== DATASET EXTRACT

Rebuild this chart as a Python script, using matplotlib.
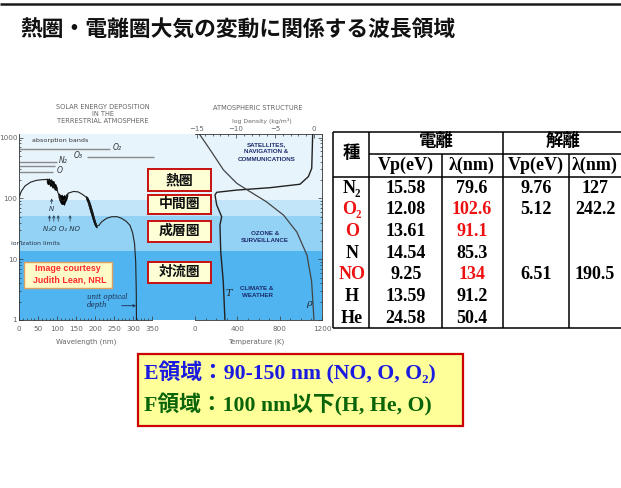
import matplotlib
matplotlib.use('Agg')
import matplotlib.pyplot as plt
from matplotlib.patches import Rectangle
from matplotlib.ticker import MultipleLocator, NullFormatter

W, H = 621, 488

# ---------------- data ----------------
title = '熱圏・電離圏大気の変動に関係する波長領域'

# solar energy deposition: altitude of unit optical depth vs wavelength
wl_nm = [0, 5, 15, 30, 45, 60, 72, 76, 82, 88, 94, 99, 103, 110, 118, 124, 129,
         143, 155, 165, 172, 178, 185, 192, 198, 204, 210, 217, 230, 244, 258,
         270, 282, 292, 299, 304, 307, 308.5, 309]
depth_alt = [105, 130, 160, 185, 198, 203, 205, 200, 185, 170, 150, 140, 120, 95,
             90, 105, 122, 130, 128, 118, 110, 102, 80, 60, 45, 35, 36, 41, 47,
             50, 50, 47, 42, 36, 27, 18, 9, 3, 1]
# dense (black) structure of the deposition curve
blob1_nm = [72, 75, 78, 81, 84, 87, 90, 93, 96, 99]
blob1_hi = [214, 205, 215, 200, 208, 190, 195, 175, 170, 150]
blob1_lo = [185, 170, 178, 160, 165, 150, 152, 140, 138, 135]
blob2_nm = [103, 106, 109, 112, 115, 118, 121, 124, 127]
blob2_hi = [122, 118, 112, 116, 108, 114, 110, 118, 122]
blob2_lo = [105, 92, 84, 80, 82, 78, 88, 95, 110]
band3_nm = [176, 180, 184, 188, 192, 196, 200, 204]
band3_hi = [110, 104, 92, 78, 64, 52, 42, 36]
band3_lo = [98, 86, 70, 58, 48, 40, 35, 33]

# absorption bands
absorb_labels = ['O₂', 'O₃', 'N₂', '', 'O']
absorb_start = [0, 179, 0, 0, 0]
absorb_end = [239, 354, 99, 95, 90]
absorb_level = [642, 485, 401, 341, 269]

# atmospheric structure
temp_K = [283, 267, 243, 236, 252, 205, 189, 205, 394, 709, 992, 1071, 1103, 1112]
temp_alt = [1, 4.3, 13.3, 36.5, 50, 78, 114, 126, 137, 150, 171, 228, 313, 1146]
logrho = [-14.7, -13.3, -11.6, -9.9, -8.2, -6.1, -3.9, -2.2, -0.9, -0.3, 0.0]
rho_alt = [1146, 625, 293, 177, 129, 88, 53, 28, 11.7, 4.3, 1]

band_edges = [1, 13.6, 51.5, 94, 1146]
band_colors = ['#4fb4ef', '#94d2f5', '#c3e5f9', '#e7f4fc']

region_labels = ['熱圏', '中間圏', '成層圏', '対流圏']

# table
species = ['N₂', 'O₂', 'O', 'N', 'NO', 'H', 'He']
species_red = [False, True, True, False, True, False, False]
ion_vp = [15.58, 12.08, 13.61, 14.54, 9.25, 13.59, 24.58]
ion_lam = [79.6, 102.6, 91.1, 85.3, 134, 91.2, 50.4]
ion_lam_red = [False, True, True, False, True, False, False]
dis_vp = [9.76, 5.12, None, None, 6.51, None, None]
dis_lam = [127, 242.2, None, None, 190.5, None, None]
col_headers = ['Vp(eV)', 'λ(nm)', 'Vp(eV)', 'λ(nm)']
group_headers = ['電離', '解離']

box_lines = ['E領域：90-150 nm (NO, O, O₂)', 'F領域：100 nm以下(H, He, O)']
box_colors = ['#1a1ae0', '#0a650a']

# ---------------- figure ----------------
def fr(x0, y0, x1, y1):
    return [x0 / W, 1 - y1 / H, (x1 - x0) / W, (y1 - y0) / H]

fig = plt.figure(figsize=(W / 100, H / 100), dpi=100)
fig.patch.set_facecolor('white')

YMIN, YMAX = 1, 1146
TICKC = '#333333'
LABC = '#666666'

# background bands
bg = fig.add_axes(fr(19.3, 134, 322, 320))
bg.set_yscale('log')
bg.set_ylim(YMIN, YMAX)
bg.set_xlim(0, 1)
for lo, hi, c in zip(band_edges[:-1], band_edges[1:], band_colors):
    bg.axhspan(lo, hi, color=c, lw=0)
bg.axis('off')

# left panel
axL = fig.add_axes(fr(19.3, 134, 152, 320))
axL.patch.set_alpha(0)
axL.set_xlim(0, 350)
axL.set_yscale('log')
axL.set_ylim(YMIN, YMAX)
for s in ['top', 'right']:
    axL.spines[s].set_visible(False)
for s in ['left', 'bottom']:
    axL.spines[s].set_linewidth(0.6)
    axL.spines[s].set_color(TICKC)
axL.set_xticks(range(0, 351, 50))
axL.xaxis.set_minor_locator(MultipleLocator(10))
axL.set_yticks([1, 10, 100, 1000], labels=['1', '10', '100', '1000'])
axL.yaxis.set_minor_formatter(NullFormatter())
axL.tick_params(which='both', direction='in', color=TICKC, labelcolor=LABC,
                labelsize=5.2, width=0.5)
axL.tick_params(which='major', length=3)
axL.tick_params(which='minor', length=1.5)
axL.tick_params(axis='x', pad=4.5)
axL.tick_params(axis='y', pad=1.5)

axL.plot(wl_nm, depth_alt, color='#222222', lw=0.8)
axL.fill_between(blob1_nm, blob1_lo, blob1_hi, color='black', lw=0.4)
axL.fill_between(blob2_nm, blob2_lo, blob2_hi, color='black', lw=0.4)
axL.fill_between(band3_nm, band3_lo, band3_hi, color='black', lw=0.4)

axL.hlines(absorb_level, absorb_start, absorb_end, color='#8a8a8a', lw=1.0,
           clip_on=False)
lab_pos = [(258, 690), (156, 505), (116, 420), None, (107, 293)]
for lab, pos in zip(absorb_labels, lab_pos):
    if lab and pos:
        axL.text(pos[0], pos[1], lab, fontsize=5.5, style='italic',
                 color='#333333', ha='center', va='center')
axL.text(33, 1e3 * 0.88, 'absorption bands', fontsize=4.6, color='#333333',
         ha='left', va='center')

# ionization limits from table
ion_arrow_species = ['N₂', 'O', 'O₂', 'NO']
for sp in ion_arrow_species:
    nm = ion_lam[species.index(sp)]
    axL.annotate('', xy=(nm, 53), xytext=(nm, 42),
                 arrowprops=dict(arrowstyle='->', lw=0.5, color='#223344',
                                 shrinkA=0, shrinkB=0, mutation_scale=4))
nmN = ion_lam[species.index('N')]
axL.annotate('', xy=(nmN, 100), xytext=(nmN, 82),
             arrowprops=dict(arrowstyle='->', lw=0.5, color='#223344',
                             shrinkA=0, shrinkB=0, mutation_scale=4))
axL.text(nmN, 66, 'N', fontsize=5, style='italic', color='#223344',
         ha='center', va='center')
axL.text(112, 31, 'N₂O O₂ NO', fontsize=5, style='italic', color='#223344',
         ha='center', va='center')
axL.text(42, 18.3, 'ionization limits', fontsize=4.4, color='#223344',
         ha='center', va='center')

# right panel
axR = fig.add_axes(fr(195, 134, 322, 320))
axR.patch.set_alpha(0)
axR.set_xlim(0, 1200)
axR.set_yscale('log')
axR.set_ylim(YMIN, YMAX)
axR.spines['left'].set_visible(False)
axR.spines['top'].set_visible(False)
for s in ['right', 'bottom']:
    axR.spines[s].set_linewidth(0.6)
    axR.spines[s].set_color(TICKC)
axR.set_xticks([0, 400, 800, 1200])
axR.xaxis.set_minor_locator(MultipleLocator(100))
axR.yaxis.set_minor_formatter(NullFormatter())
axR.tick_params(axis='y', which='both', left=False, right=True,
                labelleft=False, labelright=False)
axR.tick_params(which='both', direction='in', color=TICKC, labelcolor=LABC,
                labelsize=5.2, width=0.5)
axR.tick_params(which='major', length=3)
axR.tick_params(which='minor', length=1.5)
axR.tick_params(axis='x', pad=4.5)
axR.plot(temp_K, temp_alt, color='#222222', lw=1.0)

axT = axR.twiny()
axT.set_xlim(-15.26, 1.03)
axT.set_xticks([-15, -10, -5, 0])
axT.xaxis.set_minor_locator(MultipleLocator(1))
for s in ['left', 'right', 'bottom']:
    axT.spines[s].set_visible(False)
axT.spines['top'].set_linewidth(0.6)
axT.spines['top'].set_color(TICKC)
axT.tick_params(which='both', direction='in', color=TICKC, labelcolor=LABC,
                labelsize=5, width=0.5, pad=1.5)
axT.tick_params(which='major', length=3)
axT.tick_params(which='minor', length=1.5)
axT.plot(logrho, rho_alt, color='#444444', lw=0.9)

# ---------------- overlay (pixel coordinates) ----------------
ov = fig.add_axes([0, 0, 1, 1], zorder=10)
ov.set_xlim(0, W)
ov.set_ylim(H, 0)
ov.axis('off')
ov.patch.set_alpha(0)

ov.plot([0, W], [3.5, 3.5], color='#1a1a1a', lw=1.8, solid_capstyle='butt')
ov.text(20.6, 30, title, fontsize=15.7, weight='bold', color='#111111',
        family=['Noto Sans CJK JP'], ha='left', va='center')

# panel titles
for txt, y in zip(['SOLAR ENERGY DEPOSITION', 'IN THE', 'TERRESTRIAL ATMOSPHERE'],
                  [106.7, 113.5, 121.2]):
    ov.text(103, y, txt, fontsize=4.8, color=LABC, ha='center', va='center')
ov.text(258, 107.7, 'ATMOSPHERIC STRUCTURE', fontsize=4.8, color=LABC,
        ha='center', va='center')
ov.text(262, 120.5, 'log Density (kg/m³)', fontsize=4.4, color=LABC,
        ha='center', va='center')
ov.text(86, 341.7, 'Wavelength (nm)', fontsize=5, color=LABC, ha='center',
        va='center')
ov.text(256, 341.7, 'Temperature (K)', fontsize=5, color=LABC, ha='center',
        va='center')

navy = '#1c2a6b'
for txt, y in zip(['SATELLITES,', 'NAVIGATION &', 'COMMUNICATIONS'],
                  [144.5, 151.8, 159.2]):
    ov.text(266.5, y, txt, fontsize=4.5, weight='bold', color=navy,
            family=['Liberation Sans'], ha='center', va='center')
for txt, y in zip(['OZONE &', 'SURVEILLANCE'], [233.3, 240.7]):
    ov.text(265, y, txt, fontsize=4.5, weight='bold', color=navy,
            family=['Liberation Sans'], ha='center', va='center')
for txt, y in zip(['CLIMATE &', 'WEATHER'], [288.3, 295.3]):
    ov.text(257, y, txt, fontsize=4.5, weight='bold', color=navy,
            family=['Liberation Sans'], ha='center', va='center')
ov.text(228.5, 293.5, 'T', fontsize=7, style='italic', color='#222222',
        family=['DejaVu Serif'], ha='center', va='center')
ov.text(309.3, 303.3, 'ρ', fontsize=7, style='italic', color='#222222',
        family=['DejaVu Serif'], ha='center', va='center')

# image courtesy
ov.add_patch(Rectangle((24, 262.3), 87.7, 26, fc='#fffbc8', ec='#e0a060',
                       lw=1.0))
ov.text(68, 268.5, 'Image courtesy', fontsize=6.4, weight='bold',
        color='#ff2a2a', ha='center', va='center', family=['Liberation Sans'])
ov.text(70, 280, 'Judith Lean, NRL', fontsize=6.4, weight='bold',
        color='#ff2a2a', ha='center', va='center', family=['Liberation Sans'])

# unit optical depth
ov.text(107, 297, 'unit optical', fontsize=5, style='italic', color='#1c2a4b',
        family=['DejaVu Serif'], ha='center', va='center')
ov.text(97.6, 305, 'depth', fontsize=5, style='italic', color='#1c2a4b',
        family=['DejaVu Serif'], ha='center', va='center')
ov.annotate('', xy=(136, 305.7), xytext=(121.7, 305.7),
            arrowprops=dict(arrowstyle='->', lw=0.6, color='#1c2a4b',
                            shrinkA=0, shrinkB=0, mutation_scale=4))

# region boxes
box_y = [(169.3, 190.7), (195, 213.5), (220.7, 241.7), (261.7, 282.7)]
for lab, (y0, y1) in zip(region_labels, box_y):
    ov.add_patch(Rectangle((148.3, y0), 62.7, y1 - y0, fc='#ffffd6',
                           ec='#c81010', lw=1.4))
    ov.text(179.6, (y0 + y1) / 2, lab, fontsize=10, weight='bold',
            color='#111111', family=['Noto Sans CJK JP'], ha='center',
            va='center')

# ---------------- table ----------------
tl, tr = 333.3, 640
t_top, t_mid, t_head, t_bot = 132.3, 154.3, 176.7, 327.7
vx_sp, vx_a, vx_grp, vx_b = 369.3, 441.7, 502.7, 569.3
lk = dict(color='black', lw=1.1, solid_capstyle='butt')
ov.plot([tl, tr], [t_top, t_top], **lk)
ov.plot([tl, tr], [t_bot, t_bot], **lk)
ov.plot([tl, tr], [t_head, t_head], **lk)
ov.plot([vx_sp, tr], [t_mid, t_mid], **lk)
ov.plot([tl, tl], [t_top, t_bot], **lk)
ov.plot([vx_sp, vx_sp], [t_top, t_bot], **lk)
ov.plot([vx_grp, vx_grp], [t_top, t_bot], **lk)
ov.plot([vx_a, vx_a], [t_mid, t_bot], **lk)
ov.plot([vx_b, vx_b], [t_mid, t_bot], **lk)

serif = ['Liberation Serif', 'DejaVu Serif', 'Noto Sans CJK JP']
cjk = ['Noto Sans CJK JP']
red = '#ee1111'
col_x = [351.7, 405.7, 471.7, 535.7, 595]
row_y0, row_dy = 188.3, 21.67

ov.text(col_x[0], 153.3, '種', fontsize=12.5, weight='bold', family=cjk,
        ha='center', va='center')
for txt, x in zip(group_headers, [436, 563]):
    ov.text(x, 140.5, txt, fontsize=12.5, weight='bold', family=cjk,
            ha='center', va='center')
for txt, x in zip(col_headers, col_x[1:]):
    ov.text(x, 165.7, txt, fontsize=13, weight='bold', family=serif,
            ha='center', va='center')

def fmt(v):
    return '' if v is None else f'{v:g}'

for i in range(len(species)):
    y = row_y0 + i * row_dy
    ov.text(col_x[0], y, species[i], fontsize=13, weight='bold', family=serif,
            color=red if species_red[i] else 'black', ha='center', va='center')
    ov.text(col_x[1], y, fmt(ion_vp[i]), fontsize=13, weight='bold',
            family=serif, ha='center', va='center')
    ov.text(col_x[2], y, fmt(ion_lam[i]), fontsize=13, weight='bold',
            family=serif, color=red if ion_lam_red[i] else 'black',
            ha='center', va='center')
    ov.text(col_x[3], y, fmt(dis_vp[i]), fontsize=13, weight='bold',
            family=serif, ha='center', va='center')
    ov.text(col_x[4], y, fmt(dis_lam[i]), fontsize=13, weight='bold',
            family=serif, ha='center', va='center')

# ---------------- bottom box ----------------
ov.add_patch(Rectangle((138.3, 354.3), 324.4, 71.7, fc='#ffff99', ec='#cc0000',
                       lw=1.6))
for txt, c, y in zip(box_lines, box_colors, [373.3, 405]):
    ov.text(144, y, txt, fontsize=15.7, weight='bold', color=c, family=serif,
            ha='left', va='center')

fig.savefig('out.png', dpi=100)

====

* [PROMPT]: Please restate the material above line by line, exactly, beginning at its first line and ending with the line that contains "region_labels = ['熱圏', '中間圏', '成層圏', '対流圏']", without any pictures.

* [THE OUTPUT]:
Rebuild this chart as a Python script, using matplotlib.
import matplotlib
matplotlib.use('Agg')
import matplotlib.pyplot as plt
from matplotlib.patches import Rectangle
from matplotlib.ticker import MultipleLocator, NullFormatter

W, H = 621, 488

# ---------------- data ----------------
title = '熱圏・電離圏大気の変動に関係する波長領域'

# solar energy deposition: altitude of unit optical depth vs wavelength
wl_nm = [0, 5, 15, 30, 45, 60, 72, 76, 82, 88, 94, 99, 103, 110, 118, 124, 129,
         143, 155, 165, 172, 178, 185, 192, 198, 204, 210, 217, 230, 244, 258,
         270, 282, 292, 299, 304, 307, 308.5, 309]
depth_alt = [105, 130, 160, 185, 198, 203, 205, 200, 185, 170, 150, 140, 120, 95,
             90, 105, 122, 130, 128, 118, 110, 102, 80, 60, 45, 35, 36, 41, 47,
             50, 50, 47, 42, 36, 27, 18, 9, 3, 1]
# dense (black) structure of the deposition curve
blob1_nm = [72, 75, 78, 81, 84, 87, 90, 93, 96, 99]
blob1_hi = [214, 205, 215, 200, 208, 190, 195, 175, 170, 150]
blob1_lo = [185, 170, 178, 160, 165, 150, 152, 140, 138, 135]
blob2_nm = [103, 106, 109, 112, 115, 118, 121, 124, 127]
blob2_hi = [122, 118, 112, 116, 108, 114, 110, 118, 122]
blob2_lo = [105, 92, 84, 80, 82, 78, 88, 95, 110]
band3_nm = [176, 180, 184, 188, 192, 196, 200, 204]
band3_hi = [110, 104, 92, 78, 64, 52, 42, 36]
band3_lo = [98, 86, 70, 58, 48, 40, 35, 33]

# absorption bands
absorb_labels = ['O₂', 'O₃', 'N₂', '', 'O']
absorb_start = [0, 179, 0, 0, 0]
absorb_end = [239, 354, 99, 95, 90]
absorb_level = [642, 485, 401, 341, 269]

# atmospheric structure
temp_K = [283, 267, 243, 236, 252, 205, 189, 205, 394, 709, 992, 1071, 1103, 1112]
temp_alt = [1, 4.3, 13.3, 36.5, 50, 78, 114, 126, 137, 150, 171, 228, 313, 1146]
logrho = [-14.7, -13.3, -11.6, -9.9, -8.2, -6.1, -3.9, -2.2, -0.9, -0.3, 0.0]
rho_alt = [1146, 625, 293, 177, 129, 88, 53, 28, 11.7, 4.3, 1]

band_edges = [1, 13.6, 51.5, 94, 1146]
band_colors = ['#4fb4ef', '#94d2f5', '#c3e5f9', '#e7f4fc']

region_labels = ['熱圏', '中間圏', '成層圏', '対流圏']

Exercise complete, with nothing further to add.